Short problem |
Set the data down again, exactly as it reads, but without the pictures.

** Begin Supplied material **

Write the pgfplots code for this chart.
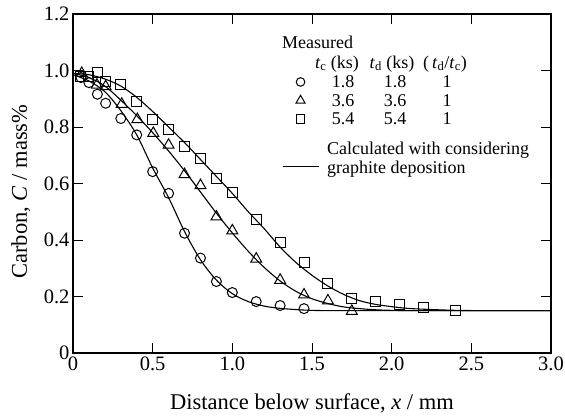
\documentclass[border=0pt]{standalone}
\usepackage{fontspec}
\setmainfont{Liberation Serif}
\usepackage{pgfplots}
\pgfplotsset{compat=1.18}
\pgfplotsset{
  markleg/.style={legend image code/.code={\path[draw=none,fill=none] (0pt,0pt) rectangle (36pt,0pt);
    \draw[##1, mark size=#1] plot coordinates {(18pt,6pt)};}},
  lineleg/.style={legend image code/.code={\draw[##1] (0pt,7pt) -- (36pt,7pt);}},
}

\begin{document}
\begin{tikzpicture}
\begin{axis}[
  scale only axis,
  width=478pt, height=339pt,
  xmin=0, xmax=3, ymin=0, ymax=1.2,
  xtick={0,0.5,...,3}, ytick={0,0.2,...,1.2},
  xticklabels={0,0.5,1.0,1.5,2.0,2.5,3.0},
  yticklabels={0,0.2,0.4,0.6,0.8,1.0,1.2},
  tick align=inside, tick pos=both,
  major tick length=10pt,
  tick style={black, line width=0.9pt},
  axis line style={line width=1.2pt},
  /pgf/number format/assume math mode=true,
  ticklabel style={font=\fontsize{20.5}{24}\selectfont},
  label style={font=\fontsize{22.5}{26}\selectfont},
  xlabel={Distance below surface, \textit{x} / mm},
  ylabel={Carbon, \textit{C} / mass\%},
  xlabel style={at={(rel axis cs:0.5,0)}, anchor=base, yshift=-57pt},
  ylabel style={at={([xshift=-46pt]rel axis cs:0,0.476)}, anchor=base},
  legend style={draw=none, fill=none, inner sep=0pt, outer sep=0pt,
    at={(axis cs:1.3117,0.9912)}, anchor=north west,
    font=\fontsize{18}{19}\selectfont, column sep=6pt, row sep=0pt,
    cells={anchor=base west, align=left, inner sep=0pt}},
  mark options={solid, fill=white, line width=1pt},
]
% calculated curves
\addplot[smooth, line width=1.1pt, forget plot] coordinates {
  (0,0.985) (0.1,0.963) (0.2,0.925) (0.3,0.858) (0.4,0.772) (0.5,0.655)
  (0.6,0.55) (0.7,0.43) (0.8,0.33) (0.9,0.258) (1.0,0.21) (1.1,0.182)
  (1.2,0.166) (1.3,0.158) (1.45,0.152) (1.6,0.15) (2.0,0.15) (3.0,0.15)
};
\addplot[smooth, line width=1.1pt, forget plot] coordinates {
  (0,0.99) (0.1,0.975) (0.2,0.945) (0.3,0.895) (0.4,0.84) (0.5,0.78)
  (0.6,0.715) (0.7,0.645) (0.8,0.57) (0.9,0.495) (1.0,0.425) (1.1,0.36)
  (1.2,0.303) (1.3,0.255) (1.4,0.218) (1.5,0.192) (1.6,0.175) (1.7,0.163)
  (1.8,0.157) (1.9,0.153) (2.0,0.151) (2.2,0.15) (3.0,0.15)
};
\addplot[smooth, line width=1.1pt, forget plot] coordinates {
  (0,0.99) (0.1,0.985) (0.2,0.97) (0.3,0.945) (0.4,0.905) (0.5,0.855)
  (0.6,0.8) (0.7,0.745) (0.8,0.685) (0.9,0.625) (1.0,0.565) (1.1,0.5)
  (1.2,0.44) (1.3,0.375) (1.4,0.32) (1.5,0.275) (1.6,0.237) (1.7,0.207)
  (1.8,0.185) (1.9,0.172) (2.0,0.164) (2.1,0.158) (2.2,0.155) (2.4,0.151)
  (2.6,0.15) (3.0,0.15)
};
% measured
\addplot[only marks, mark=o, mark size=5pt, markleg=4.3pt] coordinates {
  (0.05,0.975) (0.1,0.957) (0.153,0.916) (0.205,0.884) (0.3,0.83)
  (0.4,0.772) (0.5,0.642) (0.6,0.565) (0.7,0.424) (0.8,0.336)
  (0.9,0.253) (1.0,0.214) (1.15,0.182) (1.3,0.168) (1.45,0.157)
};
\addlegendentry{\rule[-6pt]{0pt}{19pt}\makebox[32pt]{1.8}\makebox[72pt]{1.8}\makebox[32pt]{1}}
\addplot[only marks, mark=triangle, mark size=6.3pt, markleg=5.2pt] coordinates {
  (0.055,0.99) (0.15,0.949) (0.205,0.943) (0.306,0.881) (0.404,0.827)
  (0.504,0.778) (0.6,0.736) (0.7,0.632) (0.8,0.593) (0.9,0.482)
  (1.0,0.433) (1.15,0.333) (1.3,0.258) (1.45,0.206) (1.6,0.185) (1.75,0.148)
};
\addlegendentry{\rule[-6pt]{0pt}{19pt}\makebox[32pt]{3.6}\makebox[72pt]{3.6}\makebox[32pt]{1}}
\addplot[only marks, mark=square, mark size=5pt, markleg=4.2pt] coordinates {
  (0.048,0.98) (0.1,0.98) (0.153,0.992) (0.207,0.962) (0.3,0.95)
  (0.4,0.891) (0.5,0.826) (0.6,0.791) (0.7,0.732) (0.8,0.69)
  (0.9,0.618) (1.0,0.568) (1.15,0.474) (1.3,0.392) (1.45,0.319)
  (1.6,0.247) (1.75,0.194) (1.9,0.183) (2.05,0.172) (2.2,0.162) (2.4,0.152)
};
\addlegendentry{\rule[-6pt]{0pt}{19pt}\makebox[32pt]{5.4}\makebox[72pt]{5.4}\makebox[32pt]{1}}
\addlegendimage{black, line width=1.1pt, lineleg}
\addlegendentry{\rule{0pt}{24pt}Calculated with considering\\graphite deposition}
% legend headers
\node[anchor=base west, inner sep=0pt, font=\fontsize{18}{19}\selectfont] at (axis cs:1.3117,1.0796) {Measured};
\node[anchor=base, font=\fontsize{18}{19}\selectfont] at (axis cs:1.657,1.0088) {\textit{t}\textsubscript{c} (ks)};
\node[anchor=base, font=\fontsize{18}{19}\selectfont] at (axis cs:2.002,1.0088) {\textit{t}\textsubscript{d} (ks)};
\node[anchor=base, font=\fontsize{18}{19}\selectfont] at (axis cs:2.335,1.0088) {(\,\textit{t}\textsubscript{d}/\textit{t}\textsubscript{c})};
\coordinate (bl) at (rel axis cs:0,0);
\coordinate (tr) at (rel axis cs:1,1);
\end{axis}
\pgfresetboundingbox
\path ([shift={(-73pt,-64pt)}]bl) rectangle ([shift={(14pt,14pt)}]tr);
\end{tikzpicture}
\end{document}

** End Supplied material **

Reply to the exercise |
Write the pgfplots code for this chart.
\documentclass[border=0pt]{standalone}
\usepackage{fontspec}
\setmainfont{Liberation Serif}
\usepackage{pgfplots}
\pgfplotsset{compat=1.18}
\pgfplotsset{
  markleg/.style={legend image code/.code={\path[draw=none,fill=none] (0pt,0pt) rectangle (36pt,0pt);
    \draw[##1, mark size=#1] plot coordinates {(18pt,6pt)};}},
  lineleg/.style={legend image code/.code={\draw[##1] (0pt,7pt) -- (36pt,7pt);}},
}

\begin{document}
\begin{tikzpicture}
\begin{axis}[
  scale only axis,
  width=478pt, height=339pt,
  xmin=0, xmax=3, ymin=0, ymax=1.2,
  xtick={0,0.5,...,3}, ytick={0,0.2,...,1.2},
  xticklabels={0,0.5,1.0,1.5,2.0,2.5,3.0},
  yticklabels={0,0.2,0.4,0.6,0.8,1.0,1.2},
  tick align=inside, tick pos=both,
  major tick length=10pt,
  tick style={black, line width=0.9pt},
  axis line style={line width=1.2pt},
  /pgf/number format/assume math mode=true,
  ticklabel style={font=\fontsize{20.5}{24}\selectfont},
  label style={font=\fontsize{22.5}{26}\selectfont},
  xlabel={Distance below surface, \textit{x} / mm},
  ylabel={Carbon, \textit{C} / mass\%},
  xlabel style={at={(rel axis cs:0.5,0)}, anchor=base, yshift=-57pt},
  ylabel style={at={([xshift=-46pt]rel axis cs:0,0.476)}, anchor=base},
  legend style={draw=none, fill=none, inner sep=0pt, outer sep=0pt,
    at={(axis cs:1.3117,0.9912)}, anchor=north west,
    font=\fontsize{18}{19}\selectfont, column sep=6pt, row sep=0pt,
    cells={anchor=base west, align=left, inner sep=0pt}},
  mark options={solid, fill=white, line width=1pt},
]
% calculated curves
\addplot[smooth, line width=1.1pt, forget plot] coordinates {
  (0,0.985) (0.1,0.963) (0.2,0.925) (0.3,0.858) (0.4,0.772) (0.5,0.655)
  (0.6,0.55) (0.7,0.43) (0.8,0.33) (0.9,0.258) (1.0,0.21) (1.1,0.182)
  (1.2,0.166) (1.3,0.158) (1.45,0.152) (1.6,0.15) (2.0,0.15) (3.0,0.15)
};
\addplot[smooth, line width=1.1pt, forget plot] coordinates {
  (0,0.99) (0.1,0.975) (0.2,0.945) (0.3,0.895) (0.4,0.84) (0.5,0.78)
  (0.6,0.715) (0.7,0.645) (0.8,0.57) (0.9,0.495) (1.0,0.425) (1.1,0.36)
  (1.2,0.303) (1.3,0.255) (1.4,0.218) (1.5,0.192) (1.6,0.175) (1.7,0.163)
  (1.8,0.157) (1.9,0.153) (2.0,0.151) (2.2,0.15) (3.0,0.15)
};
\addplot[smooth, line width=1.1pt, forget plot] coordinates {
  (0,0.99) (0.1,0.985) (0.2,0.97) (0.3,0.945) (0.4,0.905) (0.5,0.855)
  (0.6,0.8) (0.7,0.745) (0.8,0.685) (0.9,0.625) (1.0,0.565) (1.1,0.5)
  (1.2,0.44) (1.3,0.375) (1.4,0.32) (1.5,0.275) (1.6,0.237) (1.7,0.207)
  (1.8,0.185) (1.9,0.172) (2.0,0.164) (2.1,0.158) (2.2,0.155) (2.4,0.151)
  (2.6,0.15) (3.0,0.15)
};
% measured
\addplot[only marks, mark=o, mark size=5pt, markleg=4.3pt] coordinates {
  (0.05,0.975) (0.1,0.957) (0.153,0.916) (0.205,0.884) (0.3,0.83)
  (0.4,0.772) (0.5,0.642) (0.6,0.565) (0.7,0.424) (0.8,0.336)
  (0.9,0.253) (1.0,0.214) (1.15,0.182) (1.3,0.168) (1.45,0.157)
};
\addlegendentry{\rule[-6pt]{0pt}{19pt}\makebox[32pt]{1.8}\makebox[72pt]{1.8}\makebox[32pt]{1}}
\addplot[only marks, mark=triangle, mark size=6.3pt, markleg=5.2pt] coordinates {
  (0.055,0.99) (0.15,0.949) (0.205,0.943) (0.306,0.881) (0.404,0.827)
  (0.504,0.778) (0.6,0.736) (0.7,0.632) (0.8,0.593) (0.9,0.482)
  (1.0,0.433) (1.15,0.333) (1.3,0.258) (1.45,0.206) (1.6,0.185) (1.75,0.148)
};
\addlegendentry{\rule[-6pt]{0pt}{19pt}\makebox[32pt]{3.6}\makebox[72pt]{3.6}\makebox[32pt]{1}}
\addplot[only marks, mark=square, mark size=5pt, markleg=4.2pt] coordinates {
  (0.048,0.98) (0.1,0.98) (0.153,0.992) (0.207,0.962) (0.3,0.95)
  (0.4,0.891) (0.5,0.826) (0.6,0.791) (0.7,0.732) (0.8,0.69)
  (0.9,0.618) (1.0,0.568) (1.15,0.474) (1.3,0.392) (1.45,0.319)
  (1.6,0.247) (1.75,0.194) (1.9,0.183) (2.05,0.172) (2.2,0.162) (2.4,0.152)
};
\addlegendentry{\rule[-6pt]{0pt}{19pt}\makebox[32pt]{5.4}\makebox[72pt]{5.4}\makebox[32pt]{1}}
\addlegendimage{black, line width=1.1pt, lineleg}
\addlegendentry{\rule{0pt}{24pt}Calculated with considering\\graphite deposition}
% legend headers
\node[anchor=base west, inner sep=0pt, font=\fontsize{18}{19}\selectfont] at (axis cs:1.3117,1.0796) {Measured};
\node[anchor=base, font=\fontsize{18}{19}\selectfont] at (axis cs:1.657,1.0088) {\textit{t}\textsubscript{c} (ks)};
\node[anchor=base, font=\fontsize{18}{19}\selectfont] at (axis cs:2.002,1.0088) {\textit{t}\textsubscript{d} (ks)};
\node[anchor=base, font=\fontsize{18}{19}\selectfont] at (axis cs:2.335,1.0088) {(\,\textit{t}\textsubscript{d}/\textit{t}\textsubscript{c})};
\coordinate (bl) at (rel axis cs:0,0);
\coordinate (tr) at (rel axis cs:1,1);
\end{axis}
\pgfresetboundingbox
\path ([shift={(-73pt,-64pt)}]bl) rectangle ([shift={(14pt,14pt)}]tr);
\end{tikzpicture}
\end{document}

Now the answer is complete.